In FIGS. 7B and 7C, the metal layer 130 is masked using a first mask and a portion of the metal layer 130 is etched to expose the p-GaN layer 115 and form the gate metal contact 130 and the outer contacts 160, for the embodiment of FIG. 3B, while maintaining the p-GaN layer 115. Rather than three contacts, two contacts can be formed, such as a single outer contact and a gate contact (FIG. 4), or two outer contacts and no gate metal contact (FIG. 5), and optionally one or more hole injector/collector contacts. Etching may be performed with a wet etch and may be performed by a process as described in U.S. Pat. No. 9,748,347, the entire disclosure of which is incorporated herein by reference.

In FIG. 7D, a first dielectric layer 140 is deposited over the gate metal 130 and the outer contact metals 160, and the gap therebetween. A metal 150 is then formed or deposited over the dielectric layer 140.

In FIG. 7E, a second dielectric layer is deposited over the device, including the gate metal 130, the outer contacts 160, the p-GaN layer 115, the barrier layer 108, the metal 150, and portions of the first dielectric layer 114. The dielectric layer may be deposited using Low-Pressure Chemical Vapor Deposition (LPCVD).
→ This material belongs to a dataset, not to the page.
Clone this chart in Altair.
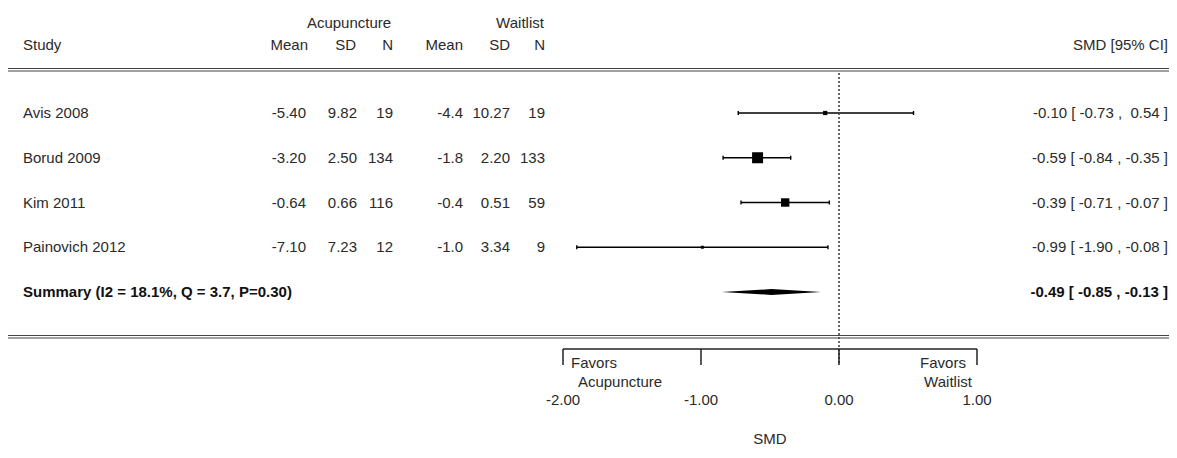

The dielectric is preferably silicon nitride (Si₃N₄) with a thickness of ˜80 nm. The thickness of the dielectric layer may vary from 20 nm to 200 nm in accordance with embodiments. The deposition of the dielectric may further include annealing. For example, the ˜80 nm Si₃N₄ dielectric may be annealed at 850° C. The annealing temperature may vary from 750° C. to 950° C. for the Si₃N₄ dielectric.

After the deposition of the second dielectric layer, a mask may be applied and portions of the dielectric layers and the barrier layer 108 are etched to form a recess 116 for the drain contact and a recess 117 for the source contact to, into or through the front barrier 108 to or slightly into the buffer layer 106, as shown in FIG. 7E.
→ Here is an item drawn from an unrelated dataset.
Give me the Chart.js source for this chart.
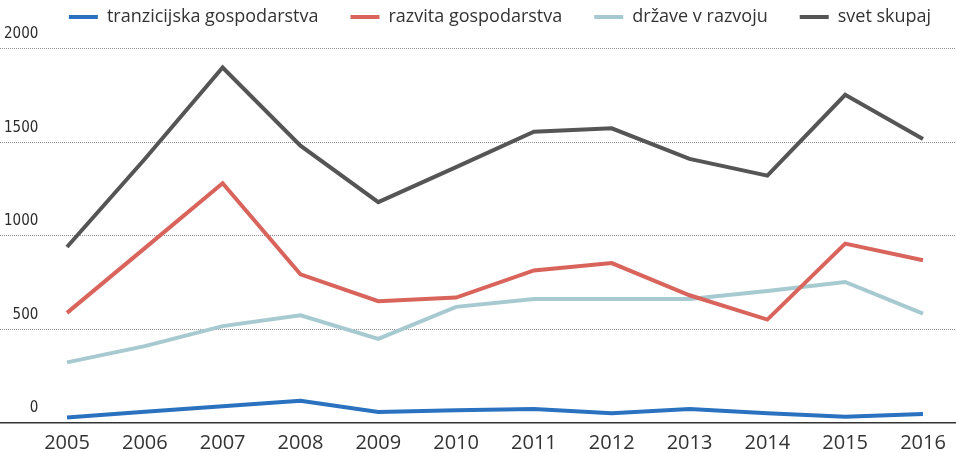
<!DOCTYPE html>
<html>
<head>
<meta charset="utf-8">
<script src="https://cdn.jsdelivr.net/npm/chart.js@4.4.1/dist/chart.umd.min.js"></script>
<style>
html,body{margin:0;padding:0;background:#fff;}
#wrap{width:956px;height:452px;position:relative;}
</style>
</head>
<body>
<div id="wrap"><canvas id="c" width="956" height="452"></canvas></div>
<script>
const years = [2005, 2006, 2007, 2008, 2009, 2010, 2011, 2012, 2013, 2014, 2015, 2016];
const tranzicijska = [30, 60, 90, 119, 59, 68, 75, 52, 75, 52, 34, 48];
const razvita = [589, 935, 1282, 795, 651, 671, 816, 855, 683, 553, 959, 870];
const drzave = [324, 411, 518, 576, 450, 621, 663, 663, 663, 706, 754, 585];
const svet = [941, 1412, 1901, 1483, 1181, 1368, 1558, 1576, 1412, 1323, 1755, 1519];
const yTicks = [0, 500, 1000, 1500, 2000];
const seriesNames = ['tranzicijska gospodarstva', 'razvita gospodarstva', 'države v razvoju', 'svet skupaj'];
const seriesColors = ['#2a72bf', '#d8645c', '#a6cad0', '#555555'];

const Y_MAX = 2069.5;
const X_MIN = 2004.139;
const X_MAX = 2016.424;
const LEGEND_SHIFT = 26;

function pts(vals) { return years.map((y, i) => ({x: y, y: vals[i]})); }

const seriesVals = [tranzicijska, razvita, drzave, svet];
const datasets = seriesVals.map((v, i) => ({
  label: seriesNames[i],
  data: pts(v),
  borderColor: seriesColors[i],
  backgroundColor: seriesColors[i],
  borderWidth: 4,
  pointRadius: 0,
  tension: 0,
  fill: false
}));

new Chart(document.getElementById('c'), {
  type: 'line',
  data: { datasets },
  options: {
    responsive: false,
    animation: false,
    layout: { padding: { left: -8, top: -24, bottom: -11, right: 0 } },
    plugins: {
      tooltip: { enabled: false },
      legend: {
        position: 'top',
        labels: {
          font: { family: "'Open Sans', sans-serif", size: 18 },
          color: '#333333',
          boxWidth: 29,
          boxHeight: 4,
          padding: 32,
          generateLabels(chart) {
            const items = Chart.defaults.plugins.legend.labels.generateLabels(chart);
            return items.map(it => Object.assign(it, { lineWidth: 0, fillStyle: it.strokeStyle }));
          }
        }
      }
    },
    scales: {
      x: {
        type: 'linear',
        min: X_MIN,
        max: X_MAX,
        grid: { display: false, drawTicks: false },
        border: { display: true, color: '#333333', width: 1.5 },
        afterBuildTicks(axis) { axis.ticks = years.map(v => ({ value: v })); },
        ticks: {
          autoSkip: false,
          maxRotation: 0,
          padding: 8,
          color: '#333333',
          font: { family: "'Open Sans', sans-serif", size: 20 },
          callback: v => String(v)
        }
      },
      y: {
        min: 0,
        max: Y_MAX,
        afterBuildTicks(axis) { axis.ticks = yTicks.map(v => ({ value: v })); },
        grid: {
          color: (ctx) => ctx.tick && ctx.tick.value === 0 ? 'rgba(0,0,0,0)' : '#8f8f8f',
          lineWidth: 1,
          drawTicks: false
        },
        border: { display: false, dash: [1, 1] },
        ticks: {
          mirror: true,
          crossAlign: 'far',
          padding: 4,
          labelOffset: -14.5,
          color: '#2b2b2b',
          font: { family: "'Liberation Sans Narrow', 'DejaVu Sans Condensed', sans-serif", size: 15 },
          callback: v => String(v)
        }
      }
    }
  },
  plugins: [{
    id: 'legendShift',
    afterLayout(chart) {
      if (chart.legend) { chart.legend.left += LEGEND_SHIFT; chart.legend.right += LEGEND_SHIFT; }
    }
  }]
});
</script>
</body>
</html>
In FIG. 7F, an ohmic metal is deposited into the recesses 116 and 117 to form the drain first contact 118 and a first source contact 119, respectively, using a mask, further etching, and Rapid Thermal Annealing (RTA) at 550° C. The RTA temperature may be from 500° C. to 900° C.
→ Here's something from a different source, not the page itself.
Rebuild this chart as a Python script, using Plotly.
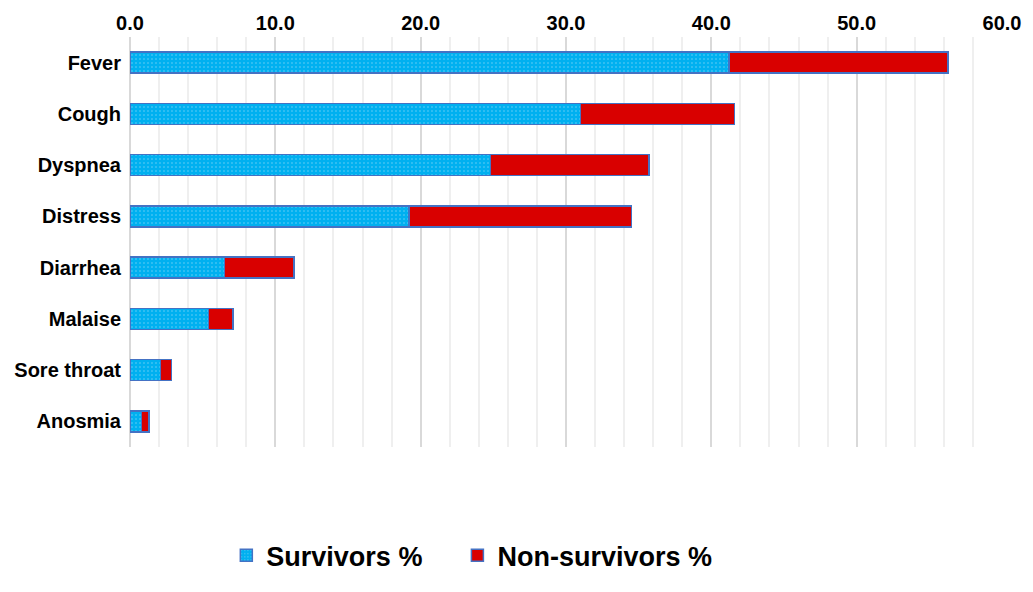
import plotly.graph_objects as go

categories = ["Fever", "Cough", "Dyspnea", "Distress", "Diarrhea", "Malaise", "Sore throat", "Anosmia"]
survivors = [41.2, 31.0, 24.8, 19.2, 6.5, 5.4, 2.1, 0.8]
non_survivors = [15.1, 10.6, 10.9, 15.3, 4.8, 1.7, 0.75, 0.5]
x_ticks = [0, 10, 20, 30, 40, 50, 60]

FONT = "Arial, Liberation Sans, sans-serif"
outline = dict(color="#4472C4", width=1.5)
PAD = "\u00a0" * 4  # extra spacing between legend entries

fig = go.Figure()
fig.add_trace(go.Bar(
    y=categories, x=survivors, orientation="h", name="Survivors %" + PAD,
    marker=dict(color="#00B0F0", line=outline,
                pattern=dict(shape=".", fgcolor="#6FD0F5", bgcolor="#00B0F0",
                             size=4, solidity=0.12, fillmode="replace")),
))
fig.add_trace(go.Bar(
    y=categories, x=non_survivors, orientation="h", name="Non-survivors %",
    marker=dict(color="#D90000", line=outline),
))

fig.update_layout(
    width=1033, height=592,
    barmode="stack", bargap=0.59,
    paper_bgcolor="white", plot_bgcolor="white",
    margin=dict(l=130, r=20, t=37, b=124),
    font=dict(family=FONT, color="black"),
    legend=dict(orientation="h", x=0.392, xanchor="center", y=-0.265, yanchor="middle",
                font=dict(family=FONT, size=27, weight="bold", color="black"),
                itemwidth=30, traceorder="normal"),
    xaxis=dict(side="top", range=[0, 60], tickvals=x_ticks,
               ticktext=[f"{v:.1f}" for v in x_ticks],
               tickfont=dict(family=FONT, size=20, weight="bold", color="black"),
               showgrid=True, gridcolor="#D9D9D9", gridwidth=2,
               minor=dict(dtick=2, showgrid=True, gridcolor="#EFEFEF", gridwidth=1.5),
               zeroline=True, zerolinecolor="#D9D9D9", zerolinewidth=2,
               showline=False, ticks="", ticklabelstandoff=2),
    yaxis=dict(autorange="reversed", type="category",
               tickfont=dict(family=FONT, size=20, weight="bold", color="black"),
               showgrid=False, showline=False, ticks="", ticklabelstandoff=8),
)

fig.write_html("out.html")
In FIG. 7G, an Inter-Metal Dielectric (IMD) layer 121 is deposited over the device, namely over the top surfaces of the dielectric layer 114, drain contact 118, and source contact 119, as well as any exposed p-GaN material 115. The dielectric of the IMD 121 may be silicon dioxide (SiO₂). Following the IMD 121 deposition, the device is planarized to have a flat top surface. Contact vias 122 are etched through the IMD layer 121 to the drain contact 118 and the source contact 119 to form the source electrode 120, the drain electrode 124, the gate electrodes 130′ and outer control electrodes 160′.

In FIG. 7H, a tungsten (W) plug 123 is disposed in each of the contact vias 122 from FIG. 11F. Then, routing metal is disposed on each of the W plugs 123 to form connections to the source electrode and drain electrodes 120, the gate electrode 130′, and the outer control electrodes 160′ of the device. The contact vias couple the source electrode 120 to the source contact 119, the gate contact 130′ to the gate metals 130, the drain electrode 120 to the drain contact 118, and the outer control contacts 160′ to the outer control metals 160, respectively.

The above description and drawings are only to be considered illustrative of specific embodiments, which achieve the features and advantages described herein. Accordingly, the embodiments of the invention are not considered as being limited by the foregoing description and drawings.

More generally, even though the present disclosure and exemplary embodiments are described above with reference to the examples according to the accompanying drawings, it is to be understood that they are not restricted thereto. Rather, it is apparent to those skilled in the art that the disclosed embodiments can be modified in many ways without departing from the scope of the disclosure herein. Moreover, the terms and descriptions used herein are set forth by way of illustration only and are not meant as limitations. Those skilled in the art will recognize that many variations are possible within the spirit and scope of the disclosure as defined in the following claims, and their equivalents, in which all terms are to be understood in their broadest possible sense unless otherwise indicated.